- What is being asked
Repeat all of the material below exactly as written, images excluded.

- Information shown
────────────────────────────────────────

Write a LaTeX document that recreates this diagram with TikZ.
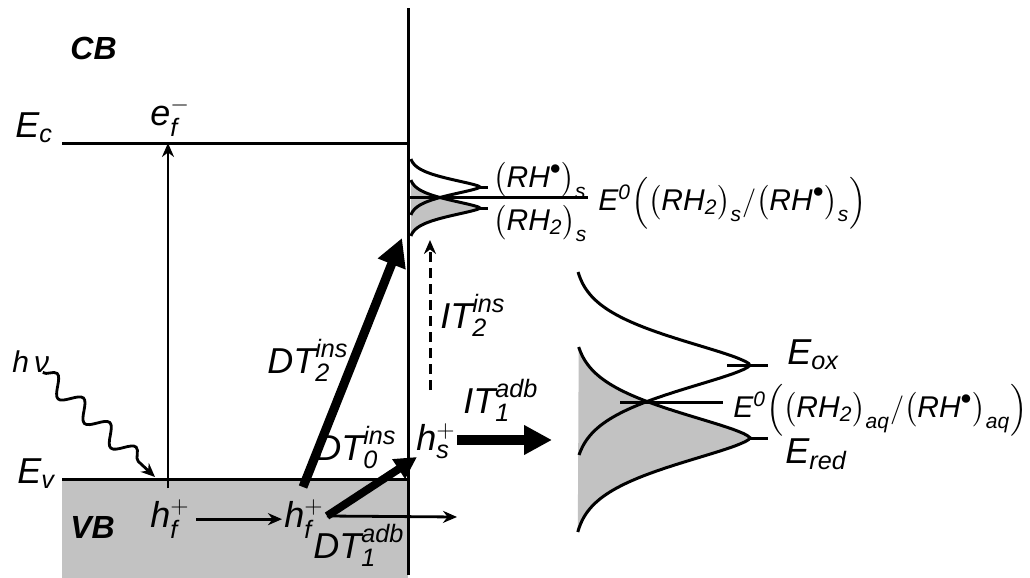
\documentclass[tikz,border=0pt]{standalone}
\usepackage{amsmath}
\usepackage{fontspec}
\setmainfont{Liberation Sans}
\usetikzlibrary{arrows.meta,decorations.pathmorphing}
\definecolor{bandgray}{gray}{0.76}
\newcommand\mi[1]{\mathit{#1}}

\begin{document}
\begin{tikzpicture}[x=0.5pt,y=-0.5pt,
  lvl/.style={line width=1.5pt},
  lbl/.style={inner sep=0pt,anchor=base west,font=\fontsize{18}{21}\selectfont},
  small/.style={lbl,font=\fontsize{15}{18}\selectfont},
  mid/.style={lbl,font=\fontsize{15}{18}\selectfont},
  band/.style={lbl,font=\fontsize{16}{19}\selectfont\bfseries\itshape},
  thinarr/.style={line width=1.4pt,-{Stealth[length=7pt,width=6pt]}},
  fatarr/.style={line width=4.5pt,-{Triangle[length=14pt,width=14pt]}}]
\useasboundingbox (0,0) rectangle (1030,578);

\fill[bandgray] (62,479) rectangle (408,578);
\coordinate (ec0) at (62,143);
\coordinate (ec1) at (408,143);
\coordinate (ev0) at (62,479);
\coordinate (ev1) at (408,479);
\coordinate (top) at (408,8);
\coordinate (bot) at (408,575);
\draw[lvl] (ec0) -- (ec1);
\draw[lvl] (ev0) -- (ev1);
\draw[lvl] (top) -- (bot);

\node[band] (cb) at (70,60) {CB};
\node[band] (vb) at (70,538) {VB};
\node[lbl] (ecl) at (15,137) {$\mi{E}_{\mi{c}}$};
\node[lbl] (evl) at (17,483) {$\mi{E}_{\mi{v}}$};
\node[lbl] (ef) at (150,125) {$\mi{e}^{-}_{\mi{f}}$};
\node[mid] (hv) at (12,372) {\textit{h\,ν}};
\node[lbl] (hf1) at (150,527) {$\mi{h}^{+}_{\mi{f}}$};
\node[lbl] (hf2) at (284,527) {$\mi{h}^{+}_{\mi{f}}$};
\node[lbl] (hs) at (416,450) {$\mi{h}^{+}_{\mi{s}}$};
\node[lbl] (dt2) at (267,373) {$\mi{DT}^{\mi{ins}}_{\mi{2}}$};
\node[lbl] (dt0) at (315,460) {$\mi{DT}^{\mi{ins}}_{\mi{0}}$};
\node[lbl] (dt1) at (313,558) {$\mi{DT}^{\mi{adb}}_{\mi{1}}$};
\node[lbl] (it2) at (440,328) {$\mi{IT}^{\mi{ins}}_{\mi{2}}$};
\node[lbl] (it1) at (463,413) {$\mi{IT}^{\mi{adb}}_{\mi{1}}$};

\coordinate (exc0) at (168,488);
\coordinate (exc1) at (168,143);
\coordinate (hvend) at (155,477);
\draw[thinarr] (exc0) -- (exc1);
\draw[thinarr,decorate,decoration={snake,amplitude=4.5pt,segment length=18pt,post length=6pt}] (hv) -- (hvend);
\draw[thinarr,shorten <=3pt,shorten >=1pt] (hf1) -- (hf2);

\coordinate (dt2a) at (303,487);
\coordinate (dt2b) at (402,238);
\coordinate (dt0a) at (327,516);
\coordinate (dt0b) at (417,457);
\coordinate (dt1b) at (457,517);
\coordinate (it1a) at (457,440);
\coordinate (it1b) at (552,440);
\coordinate (it2a) at (430,390);
\coordinate (it2b) at (430,240);
\draw[fatarr] (dt2a) -- (dt2b);
\draw[fatarr,line width=4pt,-{Triangle[length=11pt,width=11pt]}] (dt0a) -- (dt0b);
\draw[thinarr] (dt0a) -- (dt1b);
\draw[fatarr,line width=5pt] (it1a) -- (it1b);
\draw[thinarr,line width=1.5pt,dash pattern=on 5pt off 3pt] (it2a) -- (it2b);

\fill[bandgray] plot[domain=-28:28,samples=57,variable=\t] ({409+71*exp(-((abs(\t)+0.001)/11.9)^1.5)},{208+\t}) -- cycle;
\draw[lvl] plot[domain=-28:28,samples=57,variable=\t] ({409+71*exp(-((abs(\t)+0.001)/11.9)^1.5)},{187+\t});
\draw[lvl] plot[domain=-28:28,samples=57,variable=\t] ({409+71*exp(-((abs(\t)+0.001)/11.9)^1.5)},{208+\t});
\coordinate (s0) at (409,197.5);
\coordinate (s1) at (588,197.5);
\draw[lvl] (s0) -- (s1);
\draw[lvl] (477,187) -- (488,187);
\draw[lvl] (477,208) -- (488,208);
\node[small] (rhs) at (493,187) {$\bigl(\mi{RH}^{\bullet}\bigr)_{\mi{s}}$};
\node[small] (rh2s) at (493,230) {$\bigl(\mi{RH}_{\mi{2}}\bigr)_{\mi{s}}$};
\node[small] (e0s) at (598,210) {$\mi{E}^{\mi{0}}\Bigl(\bigl(\mi{RH}_{\mi{2}}\bigr)_{\mi{s}}\mi{/}\bigl(\mi{RH}^{\bullet}\bigr)_{\mi{s}}\Bigr)$};

\fill[bandgray] plot[domain=-91:94,samples=93,variable=\t] ({573+177*exp(-((abs(\t)+0.001)/40)^1.5)},{438+\t}) -- cycle;
\draw[lvl] plot[domain=-93:90,samples=93,variable=\t] ({573+177*exp(-((abs(\t)+0.001)/40)^1.5)},{365+\t});
\draw[lvl] plot[domain=-91:94,samples=93,variable=\t] ({573+177*exp(-((abs(\t)+0.001)/40)^1.5)},{438+\t});
\coordinate (ox0) at (727,365);
\coordinate (ox1) at (768,365);
\coordinate (aq0) at (620,402);
\coordinate (aq1) at (723,402);
\coordinate (rd0) at (750,438);
\coordinate (rd1) at (768,438);
\draw[lvl] (ox0) -- (ox1);
\draw[lvl] (aq0) -- (aq1);
\draw[lvl] (rd0) -- (rd1);
\node[lbl] (eox) at (787,364) {$\mi{E}_{\mi{ox}}$};
\node[mid] (e0aq) at (733,417) {$\mi{E}^{\mi{0}}\Bigl(\bigl(\mi{RH}_{\mi{2}}\bigr)_{\mi{aq}}\mi{/}\bigl(\mi{RH}^{\bullet}\bigr)_{\mi{aq}}\Bigr)$};
\node[lbl] (ered) at (785,463) {$\mi{E}_{\mi{red}}$};
\end{tikzpicture}
\end{document}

────────────────────────────────────────

- The response
Write a LaTeX document that recreates this diagram with TikZ.
\documentclass[tikz,border=0pt]{standalone}
\usepackage{amsmath}
\usepackage{fontspec}
\setmainfont{Liberation Sans}
\usetikzlibrary{arrows.meta,decorations.pathmorphing}
\definecolor{bandgray}{gray}{0.76}
\newcommand\mi[1]{\mathit{#1}}

\begin{document}
\begin{tikzpicture}[x=0.5pt,y=-0.5pt,
  lvl/.style={line width=1.5pt},
  lbl/.style={inner sep=0pt,anchor=base west,font=\fontsize{18}{21}\selectfont},
  small/.style={lbl,font=\fontsize{15}{18}\selectfont},
  mid/.style={lbl,font=\fontsize{15}{18}\selectfont},
  band/.style={lbl,font=\fontsize{16}{19}\selectfont\bfseries\itshape},
  thinarr/.style={line width=1.4pt,-{Stealth[length=7pt,width=6pt]}},
  fatarr/.style={line width=4.5pt,-{Triangle[length=14pt,width=14pt]}}]
\useasboundingbox (0,0) rectangle (1030,578);

\fill[bandgray] (62,479) rectangle (408,578);
\coordinate (ec0) at (62,143);
\coordinate (ec1) at (408,143);
\coordinate (ev0) at (62,479);
\coordinate (ev1) at (408,479);
\coordinate (top) at (408,8);
\coordinate (bot) at (408,575);
\draw[lvl] (ec0) -- (ec1);
\draw[lvl] (ev0) -- (ev1);
\draw[lvl] (top) -- (bot);

\node[band] (cb) at (70,60) {CB};
\node[band] (vb) at (70,538) {VB};
\node[lbl] (ecl) at (15,137) {$\mi{E}_{\mi{c}}$};
\node[lbl] (evl) at (17,483) {$\mi{E}_{\mi{v}}$};
\node[lbl] (ef) at (150,125) {$\mi{e}^{-}_{\mi{f}}$};
\node[mid] (hv) at (12,372) {\textit{h\,ν}};
\node[lbl] (hf1) at (150,527) {$\mi{h}^{+}_{\mi{f}}$};
\node[lbl] (hf2) at (284,527) {$\mi{h}^{+}_{\mi{f}}$};
\node[lbl] (hs) at (416,450) {$\mi{h}^{+}_{\mi{s}}$};
\node[lbl] (dt2) at (267,373) {$\mi{DT}^{\mi{ins}}_{\mi{2}}$};
\node[lbl] (dt0) at (315,460) {$\mi{DT}^{\mi{ins}}_{\mi{0}}$};
\node[lbl] (dt1) at (313,558) {$\mi{DT}^{\mi{adb}}_{\mi{1}}$};
\node[lbl] (it2) at (440,328) {$\mi{IT}^{\mi{ins}}_{\mi{2}}$};
\node[lbl] (it1) at (463,413) {$\mi{IT}^{\mi{adb}}_{\mi{1}}$};

\coordinate (exc0) at (168,488);
\coordinate (exc1) at (168,143);
\coordinate (hvend) at (155,477);
\draw[thinarr] (exc0) -- (exc1);
\draw[thinarr,decorate,decoration={snake,amplitude=4.5pt,segment length=18pt,post length=6pt}] (hv) -- (hvend);
\draw[thinarr,shorten <=3pt,shorten >=1pt] (hf1) -- (hf2);

\coordinate (dt2a) at (303,487);
\coordinate (dt2b) at (402,238);
\coordinate (dt0a) at (327,516);
\coordinate (dt0b) at (417,457);
\coordinate (dt1b) at (457,517);
\coordinate (it1a) at (457,440);
\coordinate (it1b) at (552,440);
\coordinate (it2a) at (430,390);
\coordinate (it2b) at (430,240);
\draw[fatarr] (dt2a) -- (dt2b);
\draw[fatarr,line width=4pt,-{Triangle[length=11pt,width=11pt]}] (dt0a) -- (dt0b);
\draw[thinarr] (dt0a) -- (dt1b);
\draw[fatarr,line width=5pt] (it1a) -- (it1b);
\draw[thinarr,line width=1.5pt,dash pattern=on 5pt off 3pt] (it2a) -- (it2b);

\fill[bandgray] plot[domain=-28:28,samples=57,variable=\t] ({409+71*exp(-((abs(\t)+0.001)/11.9)^1.5)},{208+\t}) -- cycle;
\draw[lvl] plot[domain=-28:28,samples=57,variable=\t] ({409+71*exp(-((abs(\t)+0.001)/11.9)^1.5)},{187+\t});
\draw[lvl] plot[domain=-28:28,samples=57,variable=\t] ({409+71*exp(-((abs(\t)+0.001)/11.9)^1.5)},{208+\t});
\coordinate (s0) at (409,197.5);
\coordinate (s1) at (588,197.5);
\draw[lvl] (s0) -- (s1);
\draw[lvl] (477,187) -- (488,187);
\draw[lvl] (477,208) -- (488,208);
\node[small] (rhs) at (493,187) {$\bigl(\mi{RH}^{\bullet}\bigr)_{\mi{s}}$};
\node[small] (rh2s) at (493,230) {$\bigl(\mi{RH}_{\mi{2}}\bigr)_{\mi{s}}$};
\node[small] (e0s) at (598,210) {$\mi{E}^{\mi{0}}\Bigl(\bigl(\mi{RH}_{\mi{2}}\bigr)_{\mi{s}}\mi{/}\bigl(\mi{RH}^{\bullet}\bigr)_{\mi{s}}\Bigr)$};

\fill[bandgray] plot[domain=-91:94,samples=93,variable=\t] ({573+177*exp(-((abs(\t)+0.001)/40)^1.5)},{438+\t}) -- cycle;
\draw[lvl] plot[domain=-93:90,samples=93,variable=\t] ({573+177*exp(-((abs(\t)+0.001)/40)^1.5)},{365+\t});
\draw[lvl] plot[domain=-91:94,samples=93,variable=\t] ({573+177*exp(-((abs(\t)+0.001)/40)^1.5)},{438+\t});
\coordinate (ox0) at (727,365);
\coordinate (ox1) at (768,365);
\coordinate (aq0) at (620,402);
\coordinate (aq1) at (723,402);
\coordinate (rd0) at (750,438);
\coordinate (rd1) at (768,438);
\draw[lvl] (ox0) -- (ox1);
\draw[lvl] (aq0) -- (aq1);
\draw[lvl] (rd0) -- (rd1);
\node[lbl] (eox) at (787,364) {$\mi{E}_{\mi{ox}}$};
\node[mid] (e0aq) at (733,417) {$\mi{E}^{\mi{0}}\Bigl(\bigl(\mi{RH}_{\mi{2}}\bigr)_{\mi{aq}}\mi{/}\bigl(\mi{RH}^{\bullet}\bigr)_{\mi{aq}}\Bigr)$};
\node[lbl] (ered) at (785,463) {$\mi{E}_{\mi{red}}$};
\end{tikzpicture}
\end{document}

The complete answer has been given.